J’ai passé toute ma vie là-bas (rires). J’ai vu l’évolution du CAPF, on est passé des graviers au préau puis à une salle. J’ai vu comment mamie s’est battue pour tout ça. Aujourd’hui, son apprentissage reste dans les valeurs de notre culture. Elle avait de l’autorité, elle faisait bouger 700 élèves juste avec son petit doigt, assise comme un bouddha. Sa pédagogie a porté ses fruits sur tous les médaillés d’or au CAPF mais aussi les danseurs du monde entier. Aujourd’hui, partout où je vais dans le monde, elle me fait de l’ombre (rires). Elle a réussi à regrouper des nationalités différentes. Lorsqu’elle est décédée, le monde était en deuil : Mexique, Taiwan, Japon… Elle a laissé une trace profonde.

 

Est-ce elle qui vous a transmis le goût pour la danse ?

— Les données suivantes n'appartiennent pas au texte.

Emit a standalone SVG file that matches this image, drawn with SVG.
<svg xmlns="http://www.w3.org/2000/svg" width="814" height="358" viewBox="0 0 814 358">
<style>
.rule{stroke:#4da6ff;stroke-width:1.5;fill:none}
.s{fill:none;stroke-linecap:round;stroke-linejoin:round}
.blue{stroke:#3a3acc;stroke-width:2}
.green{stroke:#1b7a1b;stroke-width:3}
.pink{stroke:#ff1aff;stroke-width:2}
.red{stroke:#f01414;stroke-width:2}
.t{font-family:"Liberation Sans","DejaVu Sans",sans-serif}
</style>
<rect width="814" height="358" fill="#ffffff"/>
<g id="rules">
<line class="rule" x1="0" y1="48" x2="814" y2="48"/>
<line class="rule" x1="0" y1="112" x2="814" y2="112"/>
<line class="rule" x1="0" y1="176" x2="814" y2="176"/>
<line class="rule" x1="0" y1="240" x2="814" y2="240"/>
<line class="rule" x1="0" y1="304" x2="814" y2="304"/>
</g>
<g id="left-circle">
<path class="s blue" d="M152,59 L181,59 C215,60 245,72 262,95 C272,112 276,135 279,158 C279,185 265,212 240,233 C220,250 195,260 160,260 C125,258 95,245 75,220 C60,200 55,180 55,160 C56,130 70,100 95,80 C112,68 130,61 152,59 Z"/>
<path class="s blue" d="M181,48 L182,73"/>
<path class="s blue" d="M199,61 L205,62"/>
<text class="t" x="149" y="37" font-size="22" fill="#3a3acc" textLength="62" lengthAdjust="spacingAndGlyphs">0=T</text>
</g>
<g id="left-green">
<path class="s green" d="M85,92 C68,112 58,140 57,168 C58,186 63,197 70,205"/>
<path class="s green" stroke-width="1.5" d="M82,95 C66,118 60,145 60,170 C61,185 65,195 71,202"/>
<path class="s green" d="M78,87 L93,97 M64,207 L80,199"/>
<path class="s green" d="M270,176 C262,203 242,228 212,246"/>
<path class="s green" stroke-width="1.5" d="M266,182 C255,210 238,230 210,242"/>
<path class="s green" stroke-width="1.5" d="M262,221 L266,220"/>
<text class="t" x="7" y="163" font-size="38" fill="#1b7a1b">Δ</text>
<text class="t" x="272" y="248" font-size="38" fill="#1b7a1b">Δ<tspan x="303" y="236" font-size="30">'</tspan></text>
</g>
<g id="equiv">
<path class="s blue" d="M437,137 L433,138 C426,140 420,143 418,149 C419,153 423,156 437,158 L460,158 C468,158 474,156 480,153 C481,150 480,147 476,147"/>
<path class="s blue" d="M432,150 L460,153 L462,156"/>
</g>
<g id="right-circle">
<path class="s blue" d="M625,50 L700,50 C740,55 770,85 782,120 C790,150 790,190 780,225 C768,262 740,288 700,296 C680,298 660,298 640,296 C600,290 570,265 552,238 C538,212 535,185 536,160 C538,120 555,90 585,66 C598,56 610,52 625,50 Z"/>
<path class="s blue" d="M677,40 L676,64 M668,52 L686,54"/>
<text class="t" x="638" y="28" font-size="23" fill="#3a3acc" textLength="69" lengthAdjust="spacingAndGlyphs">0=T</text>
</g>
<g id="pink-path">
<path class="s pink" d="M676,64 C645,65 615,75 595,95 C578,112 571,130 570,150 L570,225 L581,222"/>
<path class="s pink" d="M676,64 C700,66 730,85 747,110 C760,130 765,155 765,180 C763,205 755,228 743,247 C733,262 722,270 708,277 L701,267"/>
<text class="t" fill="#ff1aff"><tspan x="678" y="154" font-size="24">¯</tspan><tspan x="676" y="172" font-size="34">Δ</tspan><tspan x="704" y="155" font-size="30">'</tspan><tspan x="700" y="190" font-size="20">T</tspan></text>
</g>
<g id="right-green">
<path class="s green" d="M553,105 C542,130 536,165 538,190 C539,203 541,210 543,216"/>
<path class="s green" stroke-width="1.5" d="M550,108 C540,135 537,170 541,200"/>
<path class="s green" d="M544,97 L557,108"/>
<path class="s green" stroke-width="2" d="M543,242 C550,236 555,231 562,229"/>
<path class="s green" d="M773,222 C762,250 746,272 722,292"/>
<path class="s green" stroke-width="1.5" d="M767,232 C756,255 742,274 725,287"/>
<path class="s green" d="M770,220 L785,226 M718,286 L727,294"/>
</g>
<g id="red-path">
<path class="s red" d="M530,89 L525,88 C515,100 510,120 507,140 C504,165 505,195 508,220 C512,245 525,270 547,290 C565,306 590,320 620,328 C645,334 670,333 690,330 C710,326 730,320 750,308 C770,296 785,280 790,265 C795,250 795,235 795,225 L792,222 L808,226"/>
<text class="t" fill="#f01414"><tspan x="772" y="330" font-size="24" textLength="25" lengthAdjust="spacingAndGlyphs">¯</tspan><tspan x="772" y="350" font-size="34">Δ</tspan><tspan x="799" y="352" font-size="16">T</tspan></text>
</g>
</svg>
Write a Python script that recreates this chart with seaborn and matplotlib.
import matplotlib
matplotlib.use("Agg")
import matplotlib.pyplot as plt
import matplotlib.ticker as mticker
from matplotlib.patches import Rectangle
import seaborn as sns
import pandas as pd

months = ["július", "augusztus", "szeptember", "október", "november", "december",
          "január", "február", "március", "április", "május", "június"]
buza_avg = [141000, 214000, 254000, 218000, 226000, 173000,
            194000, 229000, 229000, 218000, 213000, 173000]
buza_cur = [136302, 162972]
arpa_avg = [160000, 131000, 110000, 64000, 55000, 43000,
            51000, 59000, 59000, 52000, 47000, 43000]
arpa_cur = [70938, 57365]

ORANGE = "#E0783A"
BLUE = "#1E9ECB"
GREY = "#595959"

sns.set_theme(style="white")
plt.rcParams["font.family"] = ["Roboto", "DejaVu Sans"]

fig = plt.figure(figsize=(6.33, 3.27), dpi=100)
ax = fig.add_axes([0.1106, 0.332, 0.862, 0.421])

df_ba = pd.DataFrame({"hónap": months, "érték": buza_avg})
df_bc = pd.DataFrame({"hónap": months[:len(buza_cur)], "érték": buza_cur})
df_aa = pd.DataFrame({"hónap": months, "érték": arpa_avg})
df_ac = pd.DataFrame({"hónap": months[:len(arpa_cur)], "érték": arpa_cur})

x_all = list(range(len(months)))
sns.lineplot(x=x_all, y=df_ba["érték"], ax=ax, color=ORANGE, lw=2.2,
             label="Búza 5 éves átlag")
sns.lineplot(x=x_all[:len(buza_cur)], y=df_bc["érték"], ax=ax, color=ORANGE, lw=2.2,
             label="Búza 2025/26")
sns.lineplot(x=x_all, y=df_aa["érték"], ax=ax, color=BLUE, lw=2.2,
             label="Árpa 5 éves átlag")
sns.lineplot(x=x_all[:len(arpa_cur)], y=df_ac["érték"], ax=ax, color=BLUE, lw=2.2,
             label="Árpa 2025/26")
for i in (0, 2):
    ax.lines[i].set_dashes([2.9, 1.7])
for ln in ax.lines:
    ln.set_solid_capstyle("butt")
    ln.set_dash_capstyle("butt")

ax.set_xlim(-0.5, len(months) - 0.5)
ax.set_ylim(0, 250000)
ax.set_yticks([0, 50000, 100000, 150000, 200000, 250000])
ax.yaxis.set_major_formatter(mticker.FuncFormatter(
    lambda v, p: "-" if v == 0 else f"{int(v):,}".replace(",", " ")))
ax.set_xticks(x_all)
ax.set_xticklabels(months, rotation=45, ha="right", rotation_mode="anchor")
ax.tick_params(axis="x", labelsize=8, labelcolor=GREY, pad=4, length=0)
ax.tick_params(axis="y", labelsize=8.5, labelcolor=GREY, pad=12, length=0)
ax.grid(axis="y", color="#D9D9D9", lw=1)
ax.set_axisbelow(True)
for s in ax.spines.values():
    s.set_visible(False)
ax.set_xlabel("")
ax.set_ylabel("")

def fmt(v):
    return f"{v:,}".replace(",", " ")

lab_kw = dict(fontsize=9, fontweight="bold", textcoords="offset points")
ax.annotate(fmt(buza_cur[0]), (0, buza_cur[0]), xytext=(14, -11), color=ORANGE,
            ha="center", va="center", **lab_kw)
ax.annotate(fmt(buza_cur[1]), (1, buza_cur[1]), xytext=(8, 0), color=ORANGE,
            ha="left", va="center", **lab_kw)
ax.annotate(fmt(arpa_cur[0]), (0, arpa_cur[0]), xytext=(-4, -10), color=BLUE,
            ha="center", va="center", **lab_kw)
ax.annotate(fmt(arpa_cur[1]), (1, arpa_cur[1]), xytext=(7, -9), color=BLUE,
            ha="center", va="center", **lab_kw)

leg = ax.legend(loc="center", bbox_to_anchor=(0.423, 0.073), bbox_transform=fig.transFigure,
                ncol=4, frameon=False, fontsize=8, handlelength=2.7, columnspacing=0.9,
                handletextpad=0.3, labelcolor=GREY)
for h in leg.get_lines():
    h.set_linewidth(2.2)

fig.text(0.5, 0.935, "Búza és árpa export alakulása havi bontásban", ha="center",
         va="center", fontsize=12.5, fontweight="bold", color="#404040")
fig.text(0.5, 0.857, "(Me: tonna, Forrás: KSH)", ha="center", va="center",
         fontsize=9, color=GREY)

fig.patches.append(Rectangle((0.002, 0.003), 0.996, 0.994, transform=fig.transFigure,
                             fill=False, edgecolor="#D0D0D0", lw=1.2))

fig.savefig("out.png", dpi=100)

Exactement. Elle m’a transmis la technicité et la variété des pas, l’expression scénique, la manière de bouger les épaules, le petit doigt… Elle disait que la danse vient de tes entrailles, la danse c’est la drague, c’est comme faire l’amour à quelqu’un, ça doit être beau… Ça, c’est propre à l’apprentissage de mamie.

 

Vous avez été son assistante-chorégraphe, que vous a-t-elle appris que vous transmettez encore à vos élèves ?

Surtout la base. Mamie nous disait, quand on crée une chorégraphie, ce sont les sentiments du moment, par rapport à ce que tu ressens, et ça doit être profond. Il faut donc partir de la base pour les pas mais après, tout dépend de toi. « Ce n’est pas moi qui danse mais toi », nous disait-elle. En clair, c’est l’élève et sa personnalité qui comptent. Aujourd’hui, on doit transmettre son apprentissage et le faire évoluer.

 

Comment a-t-elle fait évoluer le ΄ori tahiti en Polynésie et à l’étranger ?

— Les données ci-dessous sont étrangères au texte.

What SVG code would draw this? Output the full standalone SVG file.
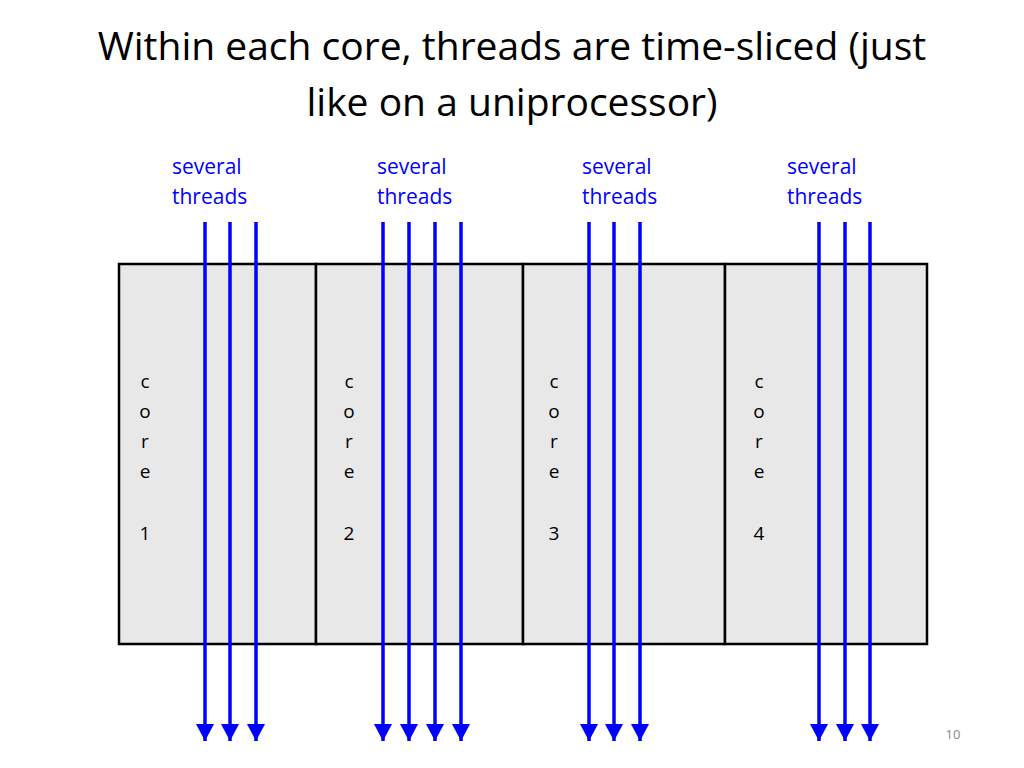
<svg xmlns="http://www.w3.org/2000/svg" width="1024" height="768" viewBox="0 0 1024 768">
<defs>
<style>
.t{font-family:"Open Sans",Lato,sans-serif;}
.title{font-size:39px;fill:#000;text-anchor:middle}
.lbl{font-size:21px;fill:#0000ff}
.core{font-size:19px;fill:#000;text-anchor:middle}
.th{stroke:#0000ff;stroke-width:3.5;fill:none;marker-end:url(#ah)}
.box{fill:#e8e8e8;stroke:#000;stroke-width:2.5}
</style>
<marker id="ah" markerUnits="userSpaceOnUse" markerWidth="18" markerHeight="20" refX="17" refY="10" orient="auto" viewBox="0 0 18 20"><path d="M0,1 L17,10 L0,19 Z" fill="#0000ff"/></marker>
</defs>
<rect width="1024" height="768" fill="#fff"/>
<text class="t title" x="512" y="60">Within each core, threads are time-sliced (just</text>
<text class="t title" x="512" y="116">like on a uniprocessor)</text>
<g id="core1"><rect class="box" x="119" y="264" width="197" height="380"/><text class="t core"><tspan x="145" y="388">c</tspan><tspan x="145" y="418">o</tspan><tspan x="145" y="448">r</tspan><tspan x="145" y="478">e</tspan><tspan x="145" y="540">1</tspan></text></g>
<g id="core2"><rect class="box" x="316" y="264" width="207" height="380"/><text class="t core"><tspan x="349" y="388">c</tspan><tspan x="349" y="418">o</tspan><tspan x="349" y="448">r</tspan><tspan x="349" y="478">e</tspan><tspan x="349" y="540">2</tspan></text></g>
<g id="core3"><rect class="box" x="523" y="264" width="202" height="380"/><text class="t core"><tspan x="554" y="388">c</tspan><tspan x="554" y="418">o</tspan><tspan x="554" y="448">r</tspan><tspan x="554" y="478">e</tspan><tspan x="554" y="540">3</tspan></text></g>
<g id="core4"><rect class="box" x="725" y="264" width="202" height="380"/><text class="t core"><tspan x="759" y="388">c</tspan><tspan x="759" y="418">o</tspan><tspan x="759" y="448">r</tspan><tspan x="759" y="478">e</tspan><tspan x="759" y="540">4</tspan></text></g>
<g id="labels">
<text class="t lbl" x="172" y="174">several</text><text class="t lbl" x="172" y="204">threads</text>
<text class="t lbl" x="377" y="174">several</text><text class="t lbl" x="377" y="204">threads</text>
<text class="t lbl" x="582" y="174">several</text><text class="t lbl" x="582" y="204">threads</text>
<text class="t lbl" x="787" y="174">several</text><text class="t lbl" x="787" y="204">threads</text>
</g>
<g id="connectors">
<path class="th" d="M205,222V741"/><path class="th" d="M230,222V741"/><path class="th" d="M256,222V741"/>
<path class="th" d="M383,222V741"/><path class="th" d="M409,222V741"/><path class="th" d="M435,222V741"/><path class="th" d="M461,222V741"/>
<path class="th" d="M589,222V741"/><path class="th" d="M614,222V741"/><path class="th" d="M640,222V741"/>
<path class="th" d="M819,222V741"/><path class="th" d="M845,222V741"/><path class="th" d="M870,222V741"/>
</g>
<text class="t" x="953" y="739" font-size="13" fill="#888" text-anchor="middle">10</text>
</svg>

Ce sont les étrangers qui se sont déplacés pour la voir et non elle qui est allée à l’étranger. Elle a vraiment eu un impact important. Je me demandais toujours : comment fait-elle pour ramener autant d’étrangers sans bouger de sa salle ? Au niveau polynésien, elle a surtout permis de faire évoluer la technicité. Elle ne faisait pas les choses simplement : elle s’inspirait des gestes du quotidien, dans la cuisine, dans la façon de se coiffer, de faire la toi -lette… Ce qui est incroyable avec elle, c’est qu’elle était simple mais complexe dans ses idées. Il fallait savoir travailler avec elle, ce n’était pas facile. Avec Vanina (NDLR : professeure de danse au CAPF), on était ses mains et ses pieds.

 

Quel est votre plus beau souvenir à ses côtés ?

J’étais sa révoltée… Mais j’aimais toujours l’entendre me dire après chaque spectacle, gala ou Heiva : « Ma chérie, je suis fière de toi, de ton travail, de ce que tu es devenue… » Ces mots me réchauffaient le cœur, c’était la seule à me le dire.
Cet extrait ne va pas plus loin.